Although the underlying mechanisms of MPM have not been fully elucidated, inherited predisposition is thought to be an important factor . Such predispositions include Lynch syndrome, an autosomal dominant-inherited disorder of colorectal cancer, and susceptibility to other tumors caused by germline mutations in DNA mismatch repair genes . The immune system of patients was suggested to be another important factor , and intensive exposure to carcinogens including chemotherapy and/or radiotherapy used in the treatment of tumors [26, 27] and field cancerization in organs exposed to carcinogens, leading to the proliferation of numerous primary tumors, have also been suggested to be responsible for MPM [28, 29].

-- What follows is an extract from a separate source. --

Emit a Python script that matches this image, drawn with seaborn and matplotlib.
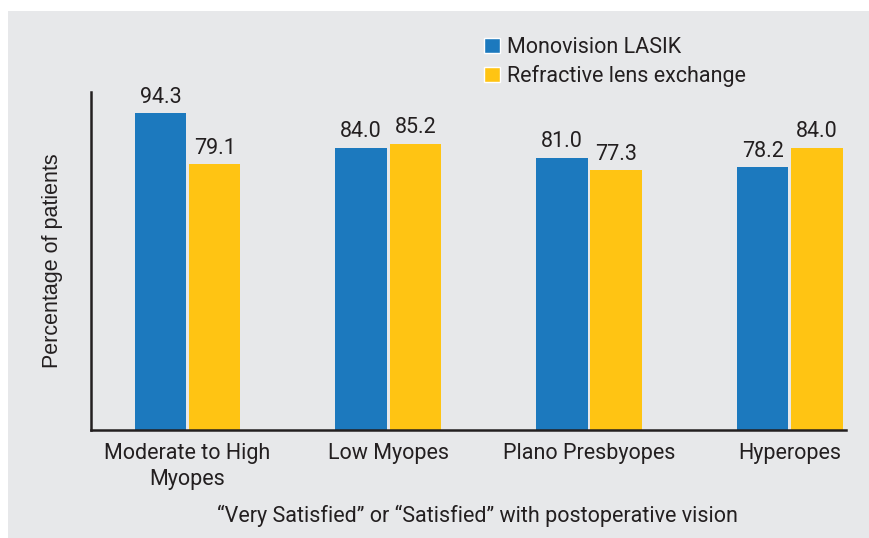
import seaborn as sb
from matplotlib import pyplot as plt
from matplotlib.patches import Patch, Rectangle
import pandas as pd

# chart data
groups = ['Moderate to High\nMyopes', 'Low Myopes', 'Plano Presbyopes', 'Hyperopes']
series = ['Monovision LASIK', 'Refractive lens exchange']
lasik = [94.3, 84.0, 81.0, 78.2]
rle = [79.1, 85.2, 77.3, 84.0]
colors = ['#1c79be', '#ffc413']
ink = '#231f20'

df = pd.DataFrame({
    'group': groups * 2,
    'treatment': [series[0]] * len(groups) + [series[1]] * len(groups),
    'pct': lasik + rle,
})

sb.set_style('white')
plt.rcParams['font.family'] = ['Roboto', 'DejaVu Sans']

fig = plt.figure(figsize=(8.69, 5.38), dpi=100, facecolor='white')
# grey panel behind the chart
fig.patches.append(Rectangle((8 / 869, 0), 1, 1 - 11 / 538, transform=fig.transFigure,
                             facecolor='#e7e8ea', edgecolor='none', zorder=-10))

ax = fig.add_axes([91 / 869, 1 - 430 / 538, (846 - 91) / 869, (430 - 92) / 538])
ax.set_facecolor('none')

sb.barplot(data=df, x='group', y='pct', hue='treatment', order=groups, hue_order=series,
           palette=colors, width=0.54, gap=0.05, saturation=1, linewidth=0,
           legend=False, ax=ax)

for c in ax.containers:
    ax.bar_label(c, fmt='%.1f', padding=4, fontsize=15.5, color=ink)

ax.set_xlim(-0.4806, 3.28)
ax.set_ylim(0, 100.6)
ax.set_yticks([])
ax.set_xticks(range(len(groups)), labels=groups, linespacing=1.35)
ax.tick_params(axis='x', length=0, pad=9, labelsize=15.5, labelcolor=ink)

for s in ['top', 'right']:
    ax.spines[s].set_visible(False)
for s in ['left', 'bottom']:
    ax.spines[s].set_color(ink)
    ax.spines[s].set_linewidth(1.8)

ax.set_xlabel('\u201cVery Satisfied\u201d or \u201cSatisfied\u201d with postoperative vision',
              fontsize=15.5, color=ink)
ax.xaxis.set_label_coords((477 - 91) / (846 - 91), -0.222)
ax.set_ylabel('Percentage of patients', fontsize=15.5, color=ink,
              family=['Liberation Sans', 'DejaVu Sans'], labelpad=20)

handles = [Patch(facecolor=colors[0]), Patch(facecolor=colors[1])]
fig.legend(handles, series, loc='upper left', bbox_to_anchor=(484 / 869, 1 - 37 / 538),
           frameon=False, fontsize=15.5, handlelength=0.72, handleheight=0.72,
           handletextpad=0.35, labelspacing=0.33, borderpad=0, borderaxespad=0,
           labelcolor=ink)

plt.savefig('out.png', dpi=100, facecolor='white')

Recently, “ALKoma” was proposed as a cancer subtype with a shared target as an essential growth driver . More and more investigators suggest that cancers of different organs of origin, but with the same molecular targets, should be managed together because the common molecular targets observed in diverse tumors determine clinical practice better than organ-based classification . Consequently, further genetic and molecular studies using next-generation sequencing explored whether MPM involving lung cancer share common molecular targets, such as EGFR, Kirsten rat sarcoma viral oncogene homolog (KRAS) and anaplastic lymphoma kinase (ALK) to improve therapeutic outcome. Further genetic and molecular investigations will focus on understanding the pathogenesis of MPM involving lung cancer and improving therapeutic outcomes.

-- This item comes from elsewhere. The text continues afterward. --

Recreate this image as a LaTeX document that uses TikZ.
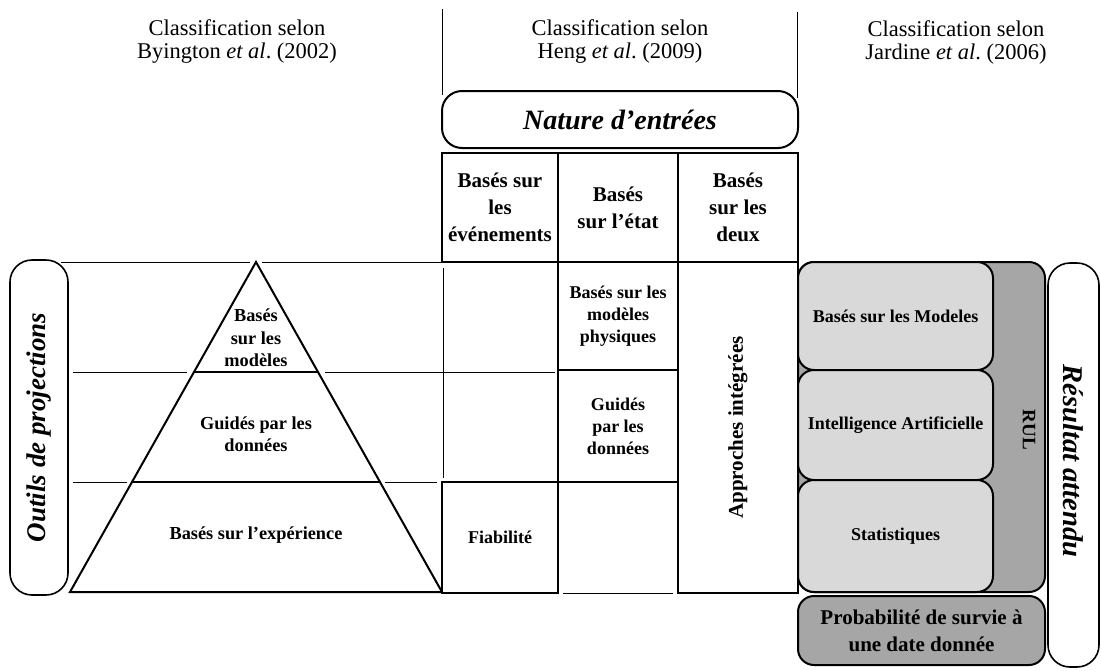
\documentclass[tikz,border=0pt]{standalone}
\usepackage{fontspec}
\setmainfont{Liberation Serif}
\frenchspacing
\definecolor{rulgray}{RGB}{166,166,166}
\definecolor{boxgray}{RGB}{217,217,217}
\begin{document}
\begin{tikzpicture}[x=1pt,y=-1pt,
  thickline/.style={line width=2pt},
  thinline/.style={line width=0.6pt},
  cell/.style={draw,line width=2pt,inner sep=0pt,align=center,font=\bfseries\fontsize{18}{22}\selectfont},
  headcell/.style={cell,font=\bfseries\fontsize{21}{27}\selectfont},
  plain/.style={inner sep=0pt,align=center},
  title/.style={plain,font=\fontsize{22.5}{23}\selectfont},
  lbl/.style={plain,font=\bfseries\fontsize{18.3}{22.5}\selectfont},
  graybox/.style={draw,line width=2pt,rounded corners=16pt,inner sep=0pt,align=center,font=\bfseries\fontsize{18}{22}\selectfont},
  bigital/.style={font=\bfseries\itshape\fontsize{27}{30}\selectfont}
]
\useasboundingbox (0,0) rectangle (1101,670);
% titles
\node[title] (t1) at (237,42) {Classification selon\\Byington \textit{et al}. (2002)};
\node[title] (t2) at (620,42) {Classification selon\\Heng \textit{et al}. (2009)};
\node[title] (t3) at (956,42) {Classification selon\\Jardine \textit{et al}. (2006)};
\coordinate (v1a) at (442,9); \coordinate (v1b) at (442,95);
\coordinate (v2a) at (797,12); \coordinate (v2b) at (797,98);
\draw[thinline] (v1a) -- (v1b);
\draw[thinline] (v2a) -- (v2b);
% Nature d'entrees
\node[draw,line width=2pt,rounded corners=20pt,minimum width=356,minimum height=57,inner sep=0pt,font=\bfseries\itshape\fontsize{28}{30}\selectfont] (nat) at (620,119.5) {Nature d’entrées};
% header cells
\node[headcell,minimum width=116,minimum height=109] (h1) at (500,207.5) {Basés sur\\les\\événements};
\node[headcell,minimum width=120,minimum height=109] (h2) at (618,207.5) {Basés\\sur l’état};
\node[headcell,minimum width=120,minimum height=109] (h3) at (738,207.5) {Basés\\sur les\\deux};
% body cells
\node[cell,minimum width=120,minimum height=108] (phys) at (618,316) {Basés sur les\\modèles\\physiques};
\node[cell,minimum width=120,minimum height=112] (gd) at (618,426) {Guidés\\par les\\données};
\node[cell,minimum width=116,minimum height=111] (fia) at (500,537.5) {Fiabilité};
\node[cell,minimum width=120,minimum height=331] (app) at (738,427.5) {};
\node[lbl,rotate=90,font=\bfseries\fontsize{21}{24}\selectfont] (applbl) at (app.center) {Approches intégrées};
\coordinate (eb1) at (563,593); \coordinate (eb2) at (673,593);
\draw[thinline] (eb1) -- (eb2);
\coordinate (vt1) at (443,268); \coordinate (vt2) at (443,478);
\draw[thinline] (vt1) -- (vt2);
% pyramid
\coordinate (apex) at (256,262);
\coordinate (bl) at (70,592);
\coordinate (br) at (442,592);
\draw[thickline,line join=miter] (apex) -- (br) -- (bl) -- cycle;
\draw[thickline] (193,372) -- (319,372);
\draw[thickline] (131,482) -- (381,482);
\draw[thinline] (61,262) -- (250,262);
\draw[thinline] (262,262) -- (442,262);
\draw[thinline] (73,372) -- (187,372);
\draw[thinline] (325,372) -- (555,372);
\draw[thinline] (73,482) -- (127,482);
\draw[thinline] (385,482) -- (437,482);
\node[lbl] (p1) at (256,338) {Basés\\sur les\\modèles};
\node[lbl] (p2) at (256,434) {Guidés par les\\données};
\node[lbl] (p3) at (256,535) {Basés sur l’expérience};
% Outils box
\node[draw,line width=1.6pt,rounded corners=22pt,minimum width=58,minimum height=335,inner sep=0pt] (out) at (39,427.5) {};
\node[rotate=90,bigital] (outlbl) at (out.center) {Outils de projections};
% RUL
\node[draw,line width=2pt,fill=rulgray,rounded corners=16pt,minimum width=247,minimum height=330,inner sep=0pt] (rul) at (921.5,427) {};
\node[rotate=-90,font=\bfseries\fontsize{19}{21}\selectfont] (rullbl) at (1029,430) {RUL};
\node[graybox,fill=boxgray,minimum width=195,minimum height=108] (m1) at (895.5,316) {Basés sur les Modeles};
\node[graybox,fill=boxgray,minimum width=195,minimum height=110] (m2) at (895.5,425) {Intelligence Artificielle};
\node[graybox,fill=boxgray,minimum width=195,minimum height=112] (m3) at (895.5,536) {Statistiques};
\node[graybox,fill=rulgray,minimum width=247,minimum height=69,font=\bfseries\fontsize{21}{27}\selectfont] (prob) at (921.5,630.5) {Probabilité de survie à\\une date donnée};
% Resultat attendu
\node[draw,line width=1.6pt,rounded corners=22pt,minimum width=51,minimum height=404,inner sep=0pt] (res) at (1073.5,465) {};
\node[rotate=-90,font=\bfseries\itshape\fontsize{28.6}{31}\selectfont] (reslbl) at (1073.5,461) {Résultat attendu};
\end{tikzpicture}
\end{document}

There are two new features in the present study that differ from previous reports. First, this study had the largest number of MPM cases involving lung cancer in mainland People’s Republic of China. Second, it is the first study to explore the impact of both time of tumor occurrence (synchronous MPM vs. metachronous MPM) and order of tumor occurrence (LCF MPM vs OCF MPM) on the survival of MPM patients. Our results show that metachronous MPM patients have a better prognosis compared with synchronous MPM patients, 6 months intervals may partially explained why metachronous MPM patients have a better prognosis than synchronous MPM patients.

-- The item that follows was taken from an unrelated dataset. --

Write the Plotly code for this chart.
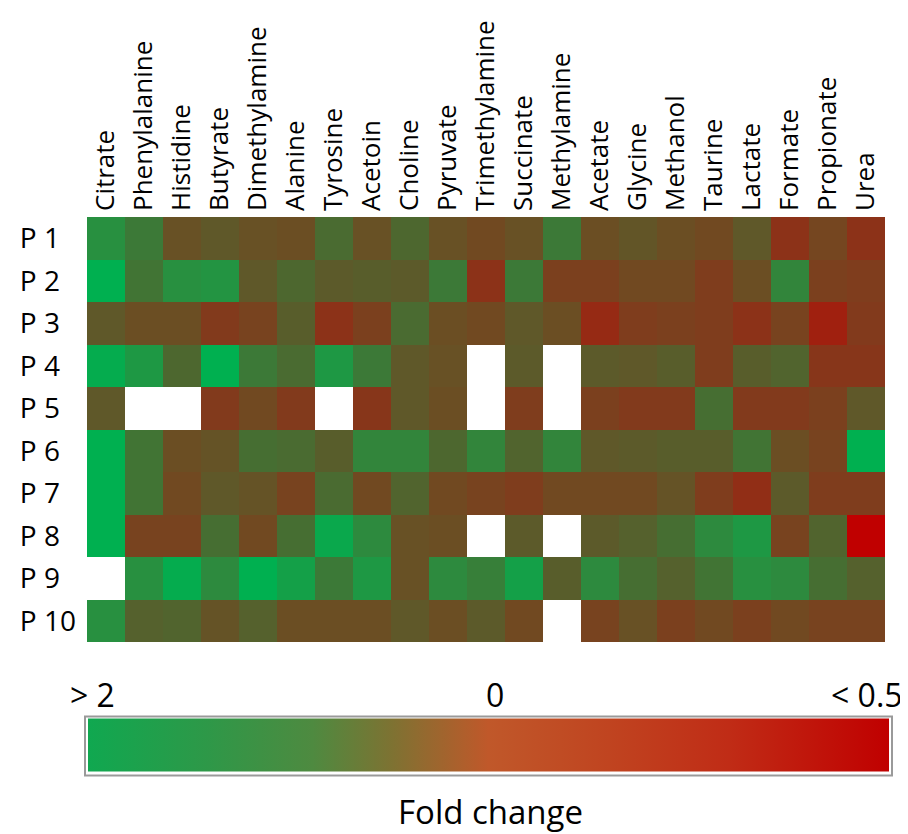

Although our study revealed some unique results, there are some potential shortcomings and limitations. First, the study was retrospective and was conducted at a single institution. Second, the study did not explore the impact of extrapulmonary primary malignancies on lung cancer survival. Third, some information was deficient because of the long follow-up duration. Nonetheless, the consistency with reported studies confirms the validity of our conclusions.